While Joe Biden is not known for having the calmest demeanor in political life, his latest targets may prove to be a mistake. In his recent address at Tulsa, the president made reference to “two members of the Senate who vote more with my Republican friends,” a clear reference to Sens. Joe Manchin (D-W.V.) and Kyrsten Sinema (D-Ariz.) that many interpret as a rebuke for standing against the excesses of the Democratic agenda.
Hours after Biden’s address, White House Press Secretary Jen Psaki began damage control, telling reporters that “TV isn’t always made for complex conversations about policymaking.” But some policy experts, such as Ross Baker at Rutgers University, indicate that the damage may already be done: “I think he’s angry but he keeps it under control … the consequences of lashing out at Manchin and Sinema are just going to be counterproductive.”
Pushback from the White House, however, could win support for the two legislators in their home states. Manchin carried West Virginia by less than a 3 percent lead in 2018, with the state going heavily red in 2020; Sinema won Arizona by a similar margin with the state going very narrowly blue. Perceived distance from the Biden administration could be the key to reelection for both senators in 2024.
Still, the consequences of allowing Manchin to stand against the party agenda are also a concern for Democrats facing an uncertain outcome in the 2022 midterms. “At what point is Biden going to get in here, get his hands dirty, roll up his sleeves and say, ‘Enough is enough’?” a White House staffer told the Hill. “ ‘You’re a member of this party, you better play or we’re not going to pass anything.’ ”
Biden’s Tulsa speech is hardly the first time the White House has targeted party moderates. In January, Kamala Harris made an appearance in West Virginia to support the $1.9 trillion COVID-19 relief bill and gaffe about land mines, with not so much as a word to Manchin. In response to this slight, the senator slammed the Biden administration: “I couldn’t believe it.
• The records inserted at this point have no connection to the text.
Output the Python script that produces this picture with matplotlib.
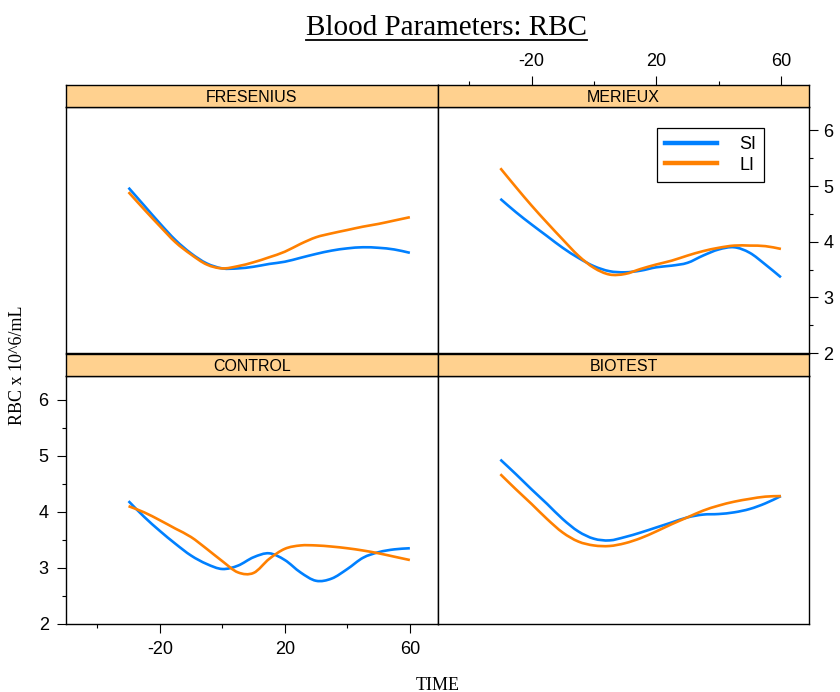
import numpy as np
import matplotlib
matplotlib.use("Agg")
import matplotlib.pyplot as plt
from matplotlib.lines import Line2D
from matplotlib.path import Path
from matplotlib.patches import PathPatch

plt.rcParams["axes.unicode_minus"] = False

# data (smoothed curves, every 5 time units)
time = [-30, -25, -20, -15, -10, -5, 0, 5, 10, 15, 20, 25, 30, 35, 40, 45, 50, 55, 60]

fresenius_si = [4.97, 4.65, 4.33, 4.03, 3.79, 3.61, 3.52, 3.52, 3.55, 3.60, 3.64, 3.71, 3.78, 3.84, 3.88, 3.90, 3.89, 3.86, 3.80]
fresenius_li = [4.89, 4.58, 4.28, 3.99, 3.77, 3.59, 3.52, 3.56, 3.63, 3.72, 3.82, 3.96, 4.08, 4.15, 4.21, 4.27, 4.32, 4.38, 4.44]
merieux_si = [4.77, 4.53, 4.31, 4.10, 3.89, 3.71, 3.56, 3.47, 3.45, 3.48, 3.54, 3.57, 3.62, 3.75, 3.86, 3.90, 3.80, 3.59, 3.36]
merieux_li = [5.32, 4.98, 4.65, 4.34, 4.04, 3.75, 3.53, 3.41, 3.42, 3.51, 3.59, 3.66, 3.75, 3.83, 3.89, 3.93, 3.93, 3.92, 3.87]
control_si = [4.19, 3.91, 3.66, 3.43, 3.22, 3.07, 2.98, 3.04, 3.19, 3.26, 3.14, 2.92, 2.77, 2.81, 2.98, 3.18, 3.28, 3.33, 3.35]
control_li = [4.10, 3.99, 3.85, 3.70, 3.55, 3.34, 3.12, 2.92, 2.91, 3.16, 3.34, 3.40, 3.40, 3.38, 3.35, 3.31, 3.26, 3.20, 3.14]
biotest_si = [4.93, 4.67, 4.40, 4.14, 3.87, 3.65, 3.52, 3.49, 3.55, 3.63, 3.72, 3.81, 3.90, 3.95, 3.96, 3.99, 4.05, 4.15, 4.28]
biotest_li = [4.67, 4.40, 4.14, 3.87, 3.63, 3.47, 3.40, 3.39, 3.44, 3.53, 3.65, 3.78, 3.90, 4.02, 4.11, 4.18, 4.23, 4.27, 4.28]

groups = ["FRESENIUS", "MERIEUX", "CONTROL", "BIOTEST"]
si_series = [fresenius_si, merieux_si, control_si, biotest_si]
li_series = [fresenius_li, merieux_li, control_li, biotest_li]
series_names = ["SI", "LI"]

x_major = [-20, 20, 60]
x_minor = [-40, 0, 40]
y_major = [2, 3, 4, 5, 6]
y_minor = [2.5, 3.5, 4.5, 5.5]

blue = "#0080ff"
orange = "#ff8000"
strip_col = "#ffd18f"
sans = "Liberation Sans"
serif = "Liberation Serif"

W, H = 840, 692
fig = plt.figure(figsize=(W / 100, H / 100), dpi=100)

# panel boxes in pixels: (left, top, right, bottom)
boxes = {
    "FRESENIUS": (66, 107, 438, 353),
    "MERIEUX": (438, 107, 809, 353),
    "CONTROL": (66, 376, 438, 624),
    "BIOTEST": (438, 376, 809, 624),
}
strip_h = 22


def frac(l, t, r, b):
    return [l / W, 1 - b / H, (r - l) / W, (b - t) / H]


def smooth_line(ax, x, y, color):
    # curve through the points (Catmull-Rom drawn as cubic Bezier segments)
    p = np.column_stack([x, y]).astype(float)
    m = np.zeros_like(p)
    m[1:-1] = (p[2:] - p[:-2]) / 2
    m[0] = p[1] - p[0]
    m[-1] = p[-1] - p[-2]
    verts = [p[0]]
    codes = [Path.MOVETO]
    for i in range(len(p) - 1):
        verts += [p[i] + m[i] / 3, p[i + 1] - m[i + 1] / 3, p[i + 1]]
        codes += [Path.CURVE4] * 3
    ax.add_patch(PathPatch(Path(verts, codes), fill=False, edgecolor=color,
                           lw=1.9, capstyle="butt", joinstyle="round"))


def style_ticks(ax):
    ax.set_xticks(x_major)
    ax.set_xticks(x_minor, minor=True)
    ax.tick_params(which="both", bottom=False, top=False, left=False, right=False,
                   labelbottom=False, labeltop=False, labelleft=False, labelright=False)
    ax.tick_params(which="major", length=6.5, width=0.8, labelsize=13)
    ax.tick_params(which="minor", length=3.2, width=0.8)


axes = {}
strips = {}
for name, si, li in zip(groups, si_series, li_series):
    l, t, r, b = boxes[name]
    ax = fig.add_axes(frac(l, t, r, b))
    smooth_line(ax, time, si, blue)
    smooth_line(ax, time, li, orange)
    ax.set_xlim(-50, 69)
    ax.set_ylim(2, 6.42)
    for s in ax.spines.values():
        s.set_linewidth(1.0)
    style_ticks(ax)
    ax.set_yticks(y_major)
    ax.set_yticks(y_minor, minor=True)

    # strip
    sax = fig.add_axes(frac(l, t - strip_h, r, t))
    sax.set_facecolor(strip_col)
    sax.set_xlim(-50, 69)
    style_ticks(sax)
    sax.set_yticks([])
    for s in sax.spines.values():
        s.set_linewidth(1.0)
    sax.text(0.5, 0.45, name, ha="center", va="center", fontsize=11.5,
             family=sans, transform=sax.transAxes)
    axes[name] = ax
    strips[name] = sax

# lattice-style alternating axes
axes["CONTROL"].tick_params(which="both", bottom=True, left=True)
axes["CONTROL"].tick_params(which="major", labelbottom=True, labelleft=True, pad=6)
axes["MERIEUX"].tick_params(which="both", right=True)
axes["MERIEUX"].tick_params(which="major", labelright=True, pad=4)
strips["MERIEUX"].tick_params(which="both", top=True)
strips["MERIEUX"].tick_params(which="major", labeltop=True, pad=4)
for a in list(axes.values()) + list(strips.values()):
    for lab in a.get_xticklabels() + a.get_yticklabels():
        lab.set_fontfamily(sans)

handles = [Line2D([], [], color=blue, lw=3.2), Line2D([], [], color=orange, lw=3.2)]
leg = axes["MERIEUX"].legend(handles, series_names, loc="upper left",
                             bbox_to_anchor=(0.59, 0.915), borderaxespad=0,
                             fancybox=False, framealpha=1, edgecolor="black",
                             prop={"family": sans, "size": 13},
                             handlelength=2.9, handletextpad=1.2,
                             labelspacing=0.2, borderpad=0.45)
leg.get_frame().set_linewidth(0.9)

# title with underline
title = fig.text(446.5 / W, 1 - 35 / H, "Blood Parameters: RBC", ha="center",
                 va="baseline", fontsize=21, family=serif)
fig.canvas.draw()
bb = title.get_window_extent()
y_ul = 1 - 40 / H
fig.add_artist(Line2D([bb.x0 / W, bb.x1 / W], [y_ul, y_ul], color="black", lw=1.3))

fig.text(438 / W, 1 - 685 / H, "TIME", ha="center", va="center", fontsize=13, family=serif)
fig.text(18 / W, 1 - 365 / H, "RBC x 10^6/mL", ha="center", va="center",
         rotation=90, fontsize=13, family=serif)

fig.savefig("out.png", dpi=100)
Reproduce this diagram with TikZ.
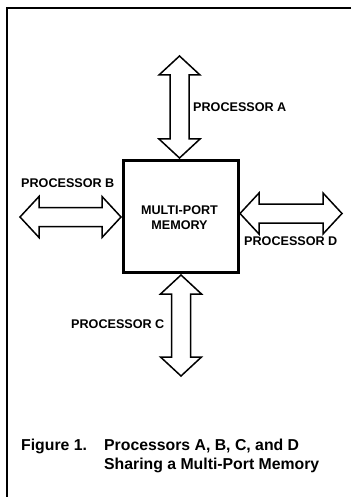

No one called me…. That’s not a way of working together, what was done.”
Manchin and Sinema have both stood against Democrat strategies on reconciliation and the filibuster, eliciting criticism as the party seeks to push through increased federal voting control and a bevy of anti-gun legislation. Sinema in particular criticized the Democratic push to remove the filibuster, noting that it “allow[s] our country to ricochet wildly every two to four years back and forth between policies.”